Will Mortgage Rates Go Down in 2025?

Maybe not. The outlook for 2025 suggests mortgage rates will likely stay steady, hovering around 4% to 5%. While that’s higher than the rock-bottom rates investors enjoyed a few years ago, it’s within the range of what many seasoned landlords would consider manageable—especially with strong rental demand continuing in many areas.

But here’s where it gets interesting: some lenders have relaxed their affordability assessments—and that’s having a significant impact on buy-to-let borrowing potential.

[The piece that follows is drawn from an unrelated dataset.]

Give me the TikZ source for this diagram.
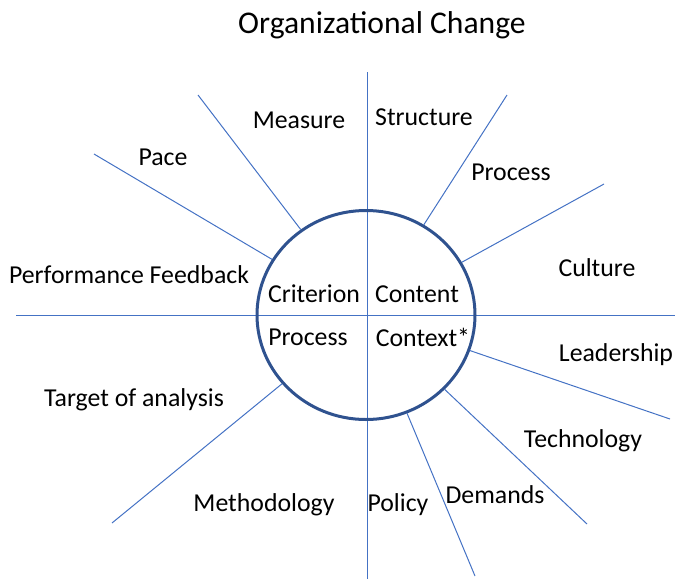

📈 What This Means for Property Investors:

Traditionally, BTL mortgages have been tightly controlled by affordability stress tests, often requiring rental income to cover 125% of the mortgage payments at a notional interest rate (typically 5.5%+). But now:

Lenders are easing those stress tests.

As a result, some investors can borrow up to 20% more than before.

This can enable larger acquisitions, better locations, or even portfolio expansion.

📈 Example: Unlocking More Potential with a Higher Mortgage Cap

Imagine you're currently capped at a £200,000 mortgage for a rental property.

Now, let’s say that cap increases by 20% — pushing your borrowing power up to £240,000.

That extra £40,000 could make a big difference in what you can access:

What You Could Now Afford:

Properties in Higher-Growth Areas

Gain exposure to locations with stronger economic and population trends.

Better Quality Stock

Reduce maintenance headaches with newer, well-built homes that require less ongoing work.

Greater Capital Growth & Tenant Demand

Unlock opportunities for higher long-term value and more reliable rental income.

Is This a Game Changer for You?

If you’ve been held back by tight affordability checks—even with solid rental projections—this shift could unlock new investment options.